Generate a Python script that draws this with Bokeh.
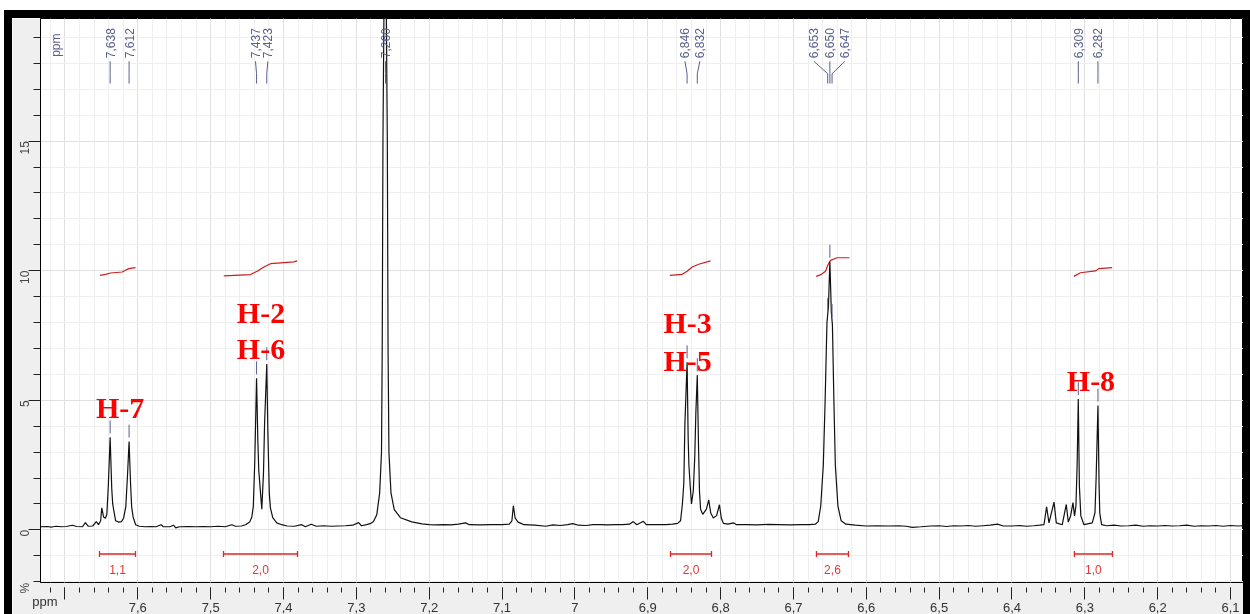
import math
import numpy as np
from bokeh.plotting import figure
from bokeh.models import Range1d, FixedTicker, CustomJSTickFormatter, Label
from bokeh.core.properties import value
from bokeh.embed import file_html
from bokeh.resources import INLINE

# ---------------- data ----------------
spectrum_ppm = [
    7.734, 7.725, 7.718, 7.712, 7.705, 7.698, 7.690, 7.684, 7.676, 7.672, 7.668, 7.662, 7.657, 7.654,
    7.651, 7.6495, 7.647, 7.6445, 7.6425, 7.6405, 7.638, 7.6358, 7.6345, 7.633, 7.6305, 7.626, 7.6225,
    7.6195, 7.6165, 7.614, 7.612, 7.610, 7.6085, 7.6065, 7.603, 7.598, 7.590, 7.582, 7.575, 7.568,
    7.565, 7.556, 7.551, 7.548, 7.543, 7.530, 7.520, 7.510, 7.500, 7.490, 7.480, 7.471, 7.466, 7.458,
    7.452, 7.4465, 7.4435, 7.4415, 7.4395, 7.437, 7.4352, 7.434, 7.4315, 7.4298, 7.4275, 7.426, 7.423,
    7.4215, 7.4195, 7.418, 7.4148, 7.4093, 7.4025, 7.395, 7.385, 7.375, 7.370, 7.362, 7.355, 7.345,
    7.335, 7.325, 7.315, 7.305, 7.297, 7.293, 7.286, 7.281, 7.2765, 7.272, 7.268, 7.2655, 7.2645,
    7.2635, 7.2605, 7.2575, 7.2565, 7.2553, 7.2525, 7.248, 7.2395, 7.224, 7.210, 7.200, 7.190, 7.180,
    7.170, 7.160, 7.150, 7.145, 7.130, 7.115, 7.100, 7.090, 7.0865, 7.0845, 7.082, 7.078, 7.074, 7.070,
    7.055, 7.040, 7.030, 7.020, 7.010, 7.003, 6.995, 6.985, 6.975, 6.965, 6.955, 6.945, 6.935, 6.925,
    6.920, 6.915, 6.906, 6.902, 6.890, 6.875, 6.866, 6.859, 6.855, 6.8525, 6.8505, 6.849, 6.846,
    6.8445, 6.8435, 6.8415, 6.840, 6.8375, 6.8355, 6.834, 6.832, 6.8305, 6.829, 6.8275, 6.8245,
    6.8195, 6.8163, 6.8135, 6.810, 6.8055, 6.8016, 6.799, 6.796, 6.790, 6.782, 6.778, 6.765, 6.750,
    6.735, 6.720, 6.705, 6.690, 6.678, 6.670, 6.666, 6.6625, 6.659, 6.6565, 6.654, 6.652, 6.650,
    6.648, 6.6465, 6.6445, 6.6425, 6.639, 6.6345, 6.628, 6.615, 6.600, 6.585, 6.570, 6.555, 6.545,
    6.537, 6.525, 6.512, 6.500, 6.490, 6.480, 6.470, 6.460, 6.450, 6.440, 6.430, 6.420, 6.412, 6.400,
    6.390, 6.380, 6.370, 6.362, 6.3561, 6.3525, 6.3492, 6.3423, 6.3392, 6.331, 6.3255, 6.3227,
    6.3195, 6.3163, 6.3141, 6.3122, 6.3105, 6.309, 6.3075, 6.3055, 6.3012, 6.2898, 6.2861, 6.2845,
    6.282, 6.2805, 6.2795, 6.277, 6.270, 6.260, 6.250, 6.240, 6.230, 6.220, 6.210, 6.200, 6.190,
    6.180, 6.170, 6.160, 6.150, 6.140, 6.130, 6.120, 6.110, 6.100, 6.090, 6.082,
]
spectrum_intensity = [
    0.12, 0.13, 0.11, 0.14, 0.12, 0.13, 0.18, 0.13, 0.12, 0.28, 0.14, 0.15, 0.32, 0.20,
    0.35, 0.85, 0.50, 0.45, 0.60, 1.70, 3.57, 1.60, 1.00, 0.75, 0.35, 0.30, 0.32,
    0.45, 0.90, 2.20, 3.41, 1.80, 0.90, 0.50, 0.20, 0.14, 0.12, 0.13, 0.12, 0.20,
    0.12, 0.12, 0.18, 0.08, 0.12, 0.13, 0.12, 0.13, 0.12, 0.14, 0.12, 0.20, 0.14, 0.15,
    0.20, 0.30, 0.50, 0.90, 2.60, 5.85, 3.40, 2.30, 1.40, 0.80, 2.20, 4.10, 6.40,
    3.80, 1.40, 0.85, 0.47, 0.27, 0.20, 0.15, 0.14, 0.20, 0.12, 0.22, 0.14, 0.16,
    0.14, 0.15, 0.16, 0.18, 0.28, 0.16, 0.20, 0.24, 0.32, 0.58, 1.43, 3.00, 7.00,
    15.0, 26.0, 15.0, 7.00, 3.00, 1.43, 0.78, 0.47, 0.31, 0.23, 0.20, 0.19, 0.20,
    0.19, 0.22, 0.27, 0.20, 0.19, 0.20, 0.20, 0.22, 0.35, 0.93, 0.45, 0.30, 0.25, 0.20,
    0.18, 0.14, 0.19, 0.17, 0.20, 0.24, 0.18, 0.17, 0.20, 0.20, 0.19, 0.20, 0.20, 0.22,
    0.32, 0.20, 0.33, 0.20, 0.20, 0.20, 0.22, 0.25, 0.35, 0.97, 1.80, 4.10, 6.47,
    3.50, 2.50, 1.60, 1.00, 1.50, 2.80, 4.50, 5.97, 3.50, 1.50, 0.80, 0.60,
    0.80, 1.16, 0.65, 0.46, 0.55, 0.97, 0.45, 0.25, 0.22, 0.27, 0.20, 0.20, 0.19,
    0.21, 0.20, 0.19, 0.20, 0.20, 0.22, 0.32, 0.93, 2.50, 5.00, 8.00, 8.60, 10.35,
    8.40, 7.90, 5.00, 2.50, 0.93, 0.35, 0.22, 0.18, 0.15, 0.16, 0.15, 0.16, 0.14,
    0.10, 0.12, 0.15, 0.16, 0.13, 0.16, 0.15, 0.17, 0.14, 0.16, 0.18, 0.22, 0.15, 0.15,
    0.17, 0.14, 0.16, 0.18, 0.20, 0.89, 0.27, 1.07, 0.27, 0.20, 0.98, 0.30,
    0.54, 1.05, 0.54, 0.93, 2.60, 5.05, 1.70, 0.54, 0.20, 0.27, 0.66, 2.00,
    4.80, 1.80, 0.66, 0.20, 0.16, 0.18, 0.15, 0.16, 0.18, 0.14, 0.16, 0.15, 0.17,
    0.15, 0.16, 0.18, 0.14, 0.16, 0.15, 0.17, 0.14, 0.17, 0.15, 0.16,
]

# picked peaks (top labels)
peak_ppm = [7.638, 7.612, 7.437, 7.423, 7.260, 6.846, 6.832, 6.653, 6.650, 6.647, 6.309, 6.282]
peak_text = ["7,638", "7,612", "7,437", "7,423", "7,260", "6,846", "6,832",
             "6,653", "6,650", "6,647", "6,309", "6,282"]
peak_label_ppm = [7.638, 7.612, 7.4385, 7.4215, 7.260, 6.849, 6.8285,
                  6.672, 6.650, 6.6294, 6.309, 6.282]

# integral curves (ppm, running integral as drawn)
integral_ppm = [
    [7.6519, 7.6443, 7.6375, 7.6214, 7.6169, 7.6124, 7.6032],
    [7.4820, 7.4453, 7.4361, 7.4270, 7.4178, 7.3859, 7.3812],
    [6.8697, 6.8527, 6.8459, 6.8390, 6.8300, 6.8139],
    [6.6688, 6.6615, 6.6560, 6.6529, 6.6492, 6.6400, 6.6231],
    [6.3152, 6.3060, 6.2854, 6.2808, 6.2625],
]
integral_curve = [
    [9.82, 9.86, 9.91, 9.95, 10.02, 10.08, 10.12],
    [9.80, 9.85, 9.98, 10.14, 10.27, 10.34, 10.38],
    [9.82, 9.86, 9.98, 10.14, 10.25, 10.38],
    [9.78, 9.86, 9.98, 10.21, 10.40, 10.50, 10.50],
    [9.78, 9.92, 9.99, 10.08, 10.12],
]
integral_start = [7.6526, 7.4824, 6.8688, 6.6684, 6.3143]
integral_end = [7.6032, 7.3808, 6.8125, 6.6245, 6.2621]
integral_value = ["1,1", "2,0", "2,0", "2,6", "1,0"]

# assignments
assign_text = ["H-7", "H-2", "H-6", "H-3", "H-5", "H-8"]
assign_ppm = [7.6242, 7.4309, 7.4309, 6.8452, 6.8452, 6.2916]
assign_y = [4.72, 8.40, 6.98, 7.99, 6.53, 5.76]

# axes
x_ticks = [7.7, 7.6, 7.5, 7.4, 7.3, 7.2, 7.1, 7.0, 6.9, 6.8, 6.7, 6.6, 6.5, 6.4, 6.3, 6.2, 6.1]
x_tick_labels = ["", "7,6", "7,5", "7,4", "7,3", "7,2", "7,1", "7", "6,9", "6,8", "6,7",
                 "6,6", "6,5", "6,4", "6,3", "6,2", "6,1"]
y_ticks = [0, 5, 10, 15]
y_tick_labels = ["0", "5", "10", "15"]

X_START, X_END = 7.7336, 6.0822
Y_START, Y_END = -2.03, 19.73

# ---------------- figure ----------------
p = figure(width=1231, height=622,
           x_range=Range1d(X_START, X_END), y_range=Range1d(Y_START, Y_END),
           output_backend="svg", toolbar_location=None,
           min_border_left=28, min_border_right=0, min_border_top=0, min_border_bottom=34,
           background_fill_color="white", border_fill_color="#efefef",
           outline_line_color="black", outline_line_width=1)
p.styles = {"position": "fixed", "left": "12px", "top": "18px",
            "box-shadow": "-8px -8px 0 0 black, 7px -8px 0 0 black, -8px 0 0 0 black, 7px 0 0 0 black"}

x_minor = [round(7.74 - 0.02 * i, 2) for i in range(84)]
y_minor = list(range(-2, 20))

p.xaxis.ticker = FixedTicker(ticks=x_ticks, minor_ticks=x_minor)
p.yaxis.ticker = FixedTicker(ticks=y_ticks, minor_ticks=y_minor)
fmt_code = """
const i = tvals.findIndex(t => Math.abs(t - tick) < 1e-6);
return i >= 0 ? tlabels[i] : '';
"""
p.xaxis.formatter = CustomJSTickFormatter(args=dict(tvals=x_ticks, tlabels=x_tick_labels), code=fmt_code)
p.yaxis.formatter = CustomJSTickFormatter(args=dict(tvals=y_ticks, tlabels=y_tick_labels), code=fmt_code)

for ax in (p.xaxis[0], p.yaxis[0]):
    ax.major_label_text_font = "Liberation Sans"
    ax.major_tick_line_color = "#222222"
    ax.minor_tick_line_color = "#222222"

p.xaxis.axis_line_color = None
p.xaxis.major_tick_in = -5
p.xaxis.major_tick_out = 17
p.xaxis.minor_tick_in = -5
p.xaxis.minor_tick_out = 10
p.xaxis.major_label_standoff = 3
p.xaxis.major_label_text_font_size = "13px"
p.xaxis.major_label_text_color = "#333333"

p.yaxis.axis_line_color = "black"
p.yaxis.major_tick_in = 0
p.yaxis.major_tick_out = 12
p.yaxis.minor_tick_in = 0
p.yaxis.minor_tick_out = 7
p.yaxis.major_label_orientation = math.pi / 2
p.yaxis.major_label_standoff = 4
p.yaxis.major_label_text_font_size = "12px"
p.yaxis.major_label_text_color = "#444444"

p.xgrid.grid_line_color = "#e0e0e0"
p.xgrid.minor_grid_line_color = "#efefef"
p.ygrid.grid_line_color = "#e0e0e0"
p.ygrid.minor_grid_line_color = "#efefef"

red = "#d82a2a"
# integral curves
p.multi_line(xs=integral_ppm, ys=integral_curve, line_color="#cc1f1f", line_width=1.2)

# integral range bars
bar_y = -0.93
cap = 0.12
p.segment(x0=integral_start, y0=[bar_y] * 5, x1=integral_end, y1=[bar_y] * 5, line_color=red, line_width=1.3)
p.segment(x0=integral_start, y0=[bar_y - cap] * 5, x1=integral_start, y1=[bar_y + cap] * 5, line_color=red, line_width=1.3)
p.segment(x0=integral_end, y0=[bar_y - cap] * 5, x1=integral_end, y1=[bar_y + cap] * 5, line_color=red, line_width=1.3)
mid = [(a + b) / 2 for a, b in zip(integral_start, integral_end)]
p.text(x=mid, y=[-1.51] * 5, text=integral_value, text_color="#e03a3a",
       text_font=value("Liberation Sans"), text_font_size="12px",
       text_align="center", text_baseline="middle")

# spectrum
p.line(spectrum_ppm, spectrum_intensity, line_color="#111111", line_width=1.2)

# peak markers above apex
slate = "#5a5f8c"
heights = np.interp(peak_ppm, spectrum_ppm[::-1], spectrum_intensity[::-1])
mk = [i for i, h in enumerate(heights) if h < 19]
p.segment(x0=[peak_ppm[i] for i in mk], y0=[heights[i] + 0.15 for i in mk],
          x1=[peak_ppm[i] for i in mk], y1=[heights[i] + 0.65 for i in mk],
          line_color=slate, line_width=1)

# connectors from labels to peaks
p.multi_line(xs=[[lx, px, px] for lx, px in zip(peak_label_ppm, peak_ppm)],
             ys=[[18.08, 17.6, 17.22] for _ in peak_ppm],
             line_color=slate, line_width=1)
p.text(x=peak_label_ppm, y=[18.2] * len(peak_ppm), text=peak_text, angle=math.pi / 2,
       text_color=slate, text_font=value("Liberation Sans"), text_font_size="12px",
       text_align="left", text_baseline="middle")
p.text(x=[7.713], y=[18.25], text=["ppm"], angle=math.pi / 2,
       text_color=slate, text_font=value("Liberation Sans"), text_font_size="12px",
       text_align="left", text_baseline="middle")

# assignments
p.text(x=assign_ppm, y=assign_y, text=assign_text, text_color="#ff0000",
       text_font=value("Liberation Serif"), text_font_style="bold", text_font_size="30px",
       text_align="center", text_baseline="alphabetic")

# unit labels in the bottom panel (not clipped to the frame)
p.add_layout(Label(x=7.7274, y=-2.77, text="ppm", text_align="center",
                   text_baseline="middle", text_font_size="13px", text_color="#333333",
                   text_font="Liberation Sans"), "below")
p.add_layout(Label(x=7.7555, y=-2.25, text="%", angle=math.pi / 2, text_align="center",
                   text_baseline="middle", text_font_size="12px", text_color="#444444",
                   text_font="Liberation Sans"), "below")

open("out.html", "w").write(file_html(p, INLINE))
________________________________________
#### TO DO
Skip every picture and return the lines above from the top through the one that contains "from bokeh.resources import INLINE".

#### FULL RESPONSE
Generate a Python script that draws this with Bokeh.
import math
import numpy as np
from bokeh.plotting import figure
from bokeh.models import Range1d, FixedTicker, CustomJSTickFormatter, Label
from bokeh.core.properties import value
from bokeh.embed import file_html
from bokeh.resources import INLINE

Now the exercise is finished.